Kenya soldiers on in spite of all the obstacles facing the country. The country did not just wake up and discover the danger posed by the threat of terrorism. The Norfolk hotel in Nairobi was bombed on the New Year’s Eve 1980. In 1998 the U.S. embassy in Nairobi was bombed, killing almost 200 people. Four years later the Israel-owned Paradise hotel was bombed. In 2013 the Somalia-based Al Shabaab attacked Westgate Shopping Mall killing 80 people.

The situation is not beyond repair as Kenya could still correct the security failures that give terrorists room to cause havoc, fear and despondency. To reverse the situation, the country needs massive investments in poverty reduction projects focusing on young people.

Take electric power and super dams to collect rain water for example. This will not only improve lives by lighting and cleaning homes but also lead to more small and medium enterprises. Reliable power and water supply would inspire the youth to venture in better and more creative activities in almost every sector.

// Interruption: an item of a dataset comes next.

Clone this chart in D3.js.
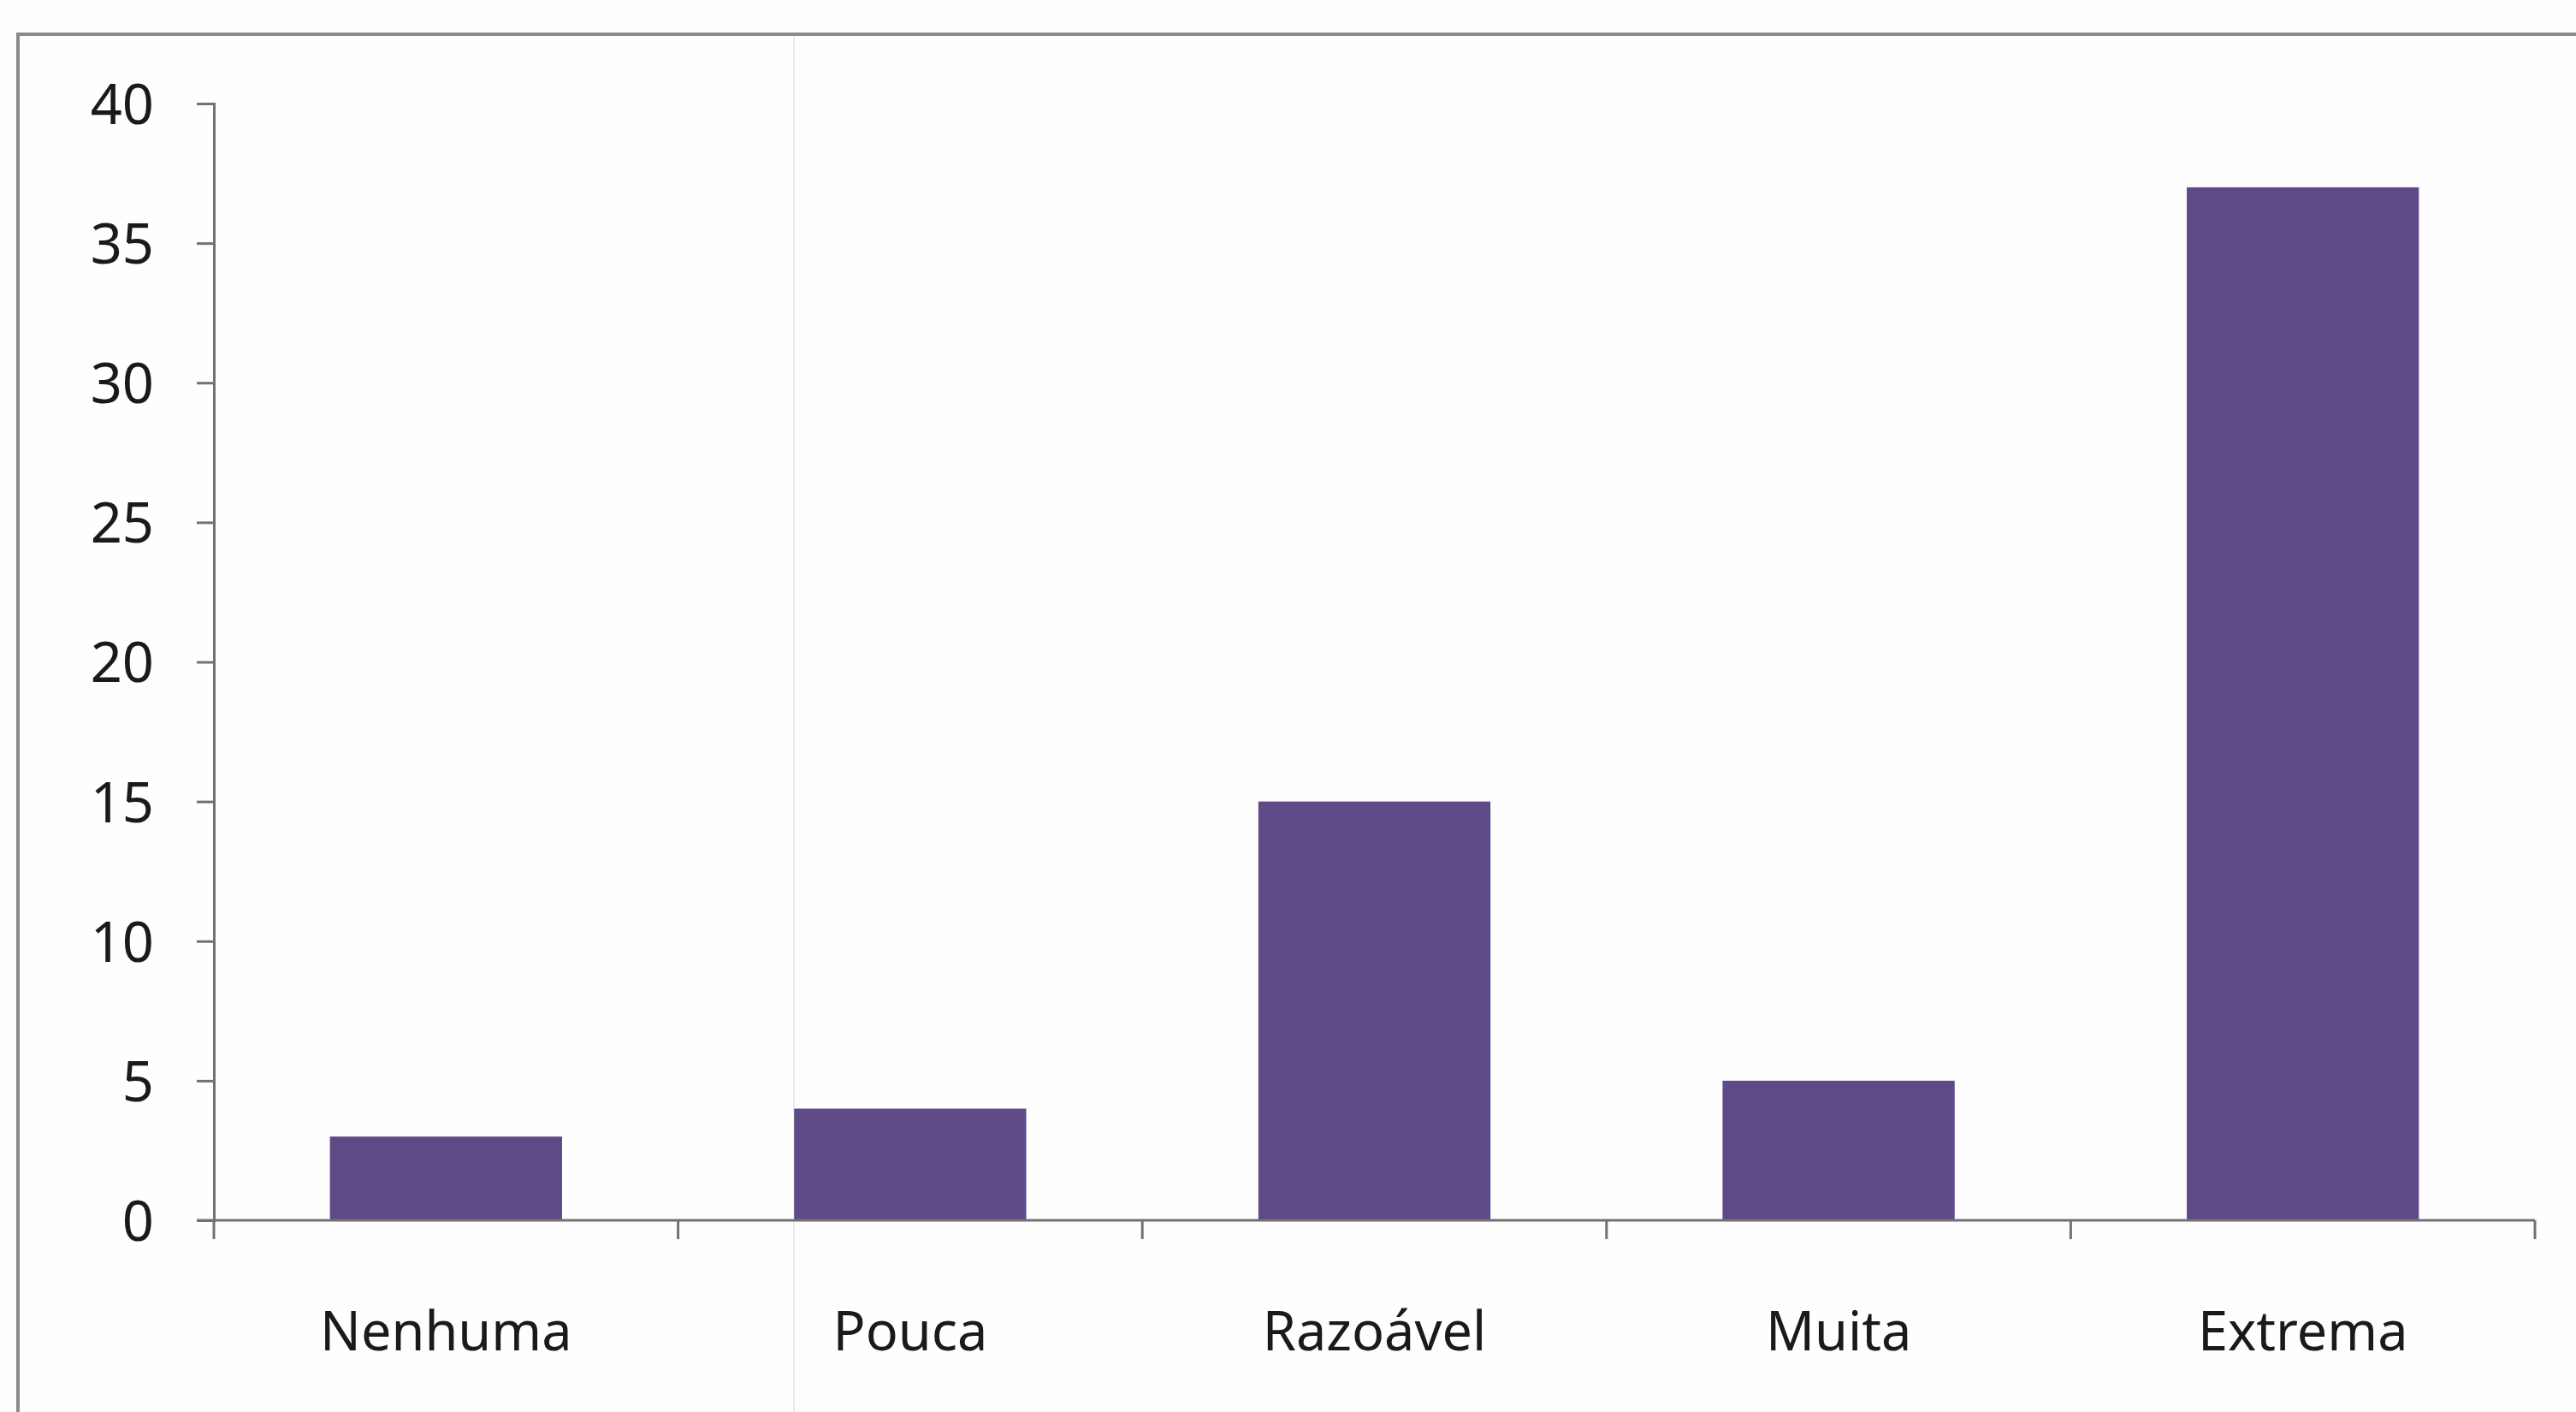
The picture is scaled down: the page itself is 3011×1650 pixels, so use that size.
<!DOCTYPE html>
<html>
<head>
<meta charset="utf-8">
<script src="https://cdn.jsdelivr.net/npm/d3@7"></script>
<style>
  html, body { margin: 0; padding: 0; background: #ffffff; }
  svg { display: block; }
</style>
</head>
<body>
<script>
// ---- data ----
const categories = ["Nenhuma", "Pouca", "Razoável", "Muita", "Extrema"];
const values = [3, 4, 15, 5, 37];
const yTicks = [0, 5, 10, 15, 20, 25, 30, 35, 40];

// ---- layout ----
const W = 3011, H = 1650;
const svg = d3.select("body").append("svg").attr("width", W).attr("height", H);

svg.append("rect").attr("width", W).attr("height", H).attr("fill", "#fefefe");

// chart frame (extends past right and bottom edges like the scan)
svg.append("rect")
  .attr("x", 21).attr("y", 40)
  .attr("width", W + 40).attr("height", H + 40)
  .attr("fill", "none").attr("stroke", "#8a8a8a").attr("stroke-width", 4);

// faint scan line
svg.append("line").attr("x1", 928).attr("x2", 928).attr("y1", 42).attr("y2", H)
  .attr("stroke", "#e3edf7").attr("stroke-width", 2);

const x = d3.scaleBand().domain(categories).range([250, 2963])
  .paddingInner(0.5).paddingOuter(0.25);
const y = d3.scaleLinear().domain([0, 40]).range([1426, 121]);

// bars
svg.append("g").selectAll("rect").data(categories).join("rect")
  .attr("x", d => x(d))
  .attr("y", (d, i) => y(values[i]))
  .attr("width", x.bandwidth())
  .attr("height", (d, i) => y(0) - y(values[i]))
  .attr("fill", "#5f4a88");

// y axis
const yAxis = svg.append("g").attr("transform", "translate(250,0)")
  .call(d3.axisLeft(y).tickValues(yTicks).tickSize(20).tickPadding(50));
yAxis.select(".domain").attr("stroke", "#727272").attr("stroke-width", 3);
yAxis.selectAll(".tick line").attr("stroke", "#727272").attr("stroke-width", 3);
yAxis.selectAll(".tick text")
  .attr("font-family", "'Noto Sans', 'Open Sans', sans-serif")
  .attr("font-size", 65).attr("fill", "#1a1a1a").attr("dy", "0.36em");

// x axis line + boundary ticks
const step = x.step();
const r0 = x.range()[0];
const boundaries = d3.range(categories.length + 1).map(i => r0 + i * step);
svg.append("line")
  .attr("x1", 230).attr("x2", x.range()[1])
  .attr("y1", y(0)).attr("y2", y(0))
  .attr("stroke", "#727272").attr("stroke-width", 3);
svg.append("g").selectAll("line").data(boundaries).join("line")
  .attr("x1", d => d).attr("x2", d => d)
  .attr("y1", y(0)).attr("y2", y(0) + 22)
  .attr("stroke", "#727272").attr("stroke-width", 3);

// x labels
svg.append("g").selectAll("text").data(categories).join("text")
  .attr("x", d => x(d) + x.bandwidth() / 2)
  .attr("y", 1578)
  .attr("text-anchor", "middle")
  .attr("font-family", "'Noto Sans', 'Open Sans', sans-serif")
  .attr("font-size", 63).attr("fill", "#1a1a1a")
  .text(d => d);
</script>
</body>
</html>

The heroic actions of young people witnessed at Westgate Shopping Mall can only be replicated if more young people have a stake in peace through ownership or direct benefit through equity in distribution of the national cake.

Kenya will lose or win the war on terror to the degree the country will integrate the youth in the national economy. The youth will make a big difference if their future looks bright. They will not allow any person or group of persons to mess with that future. In protecting their future, the youth will protect their country. They deserve all the support.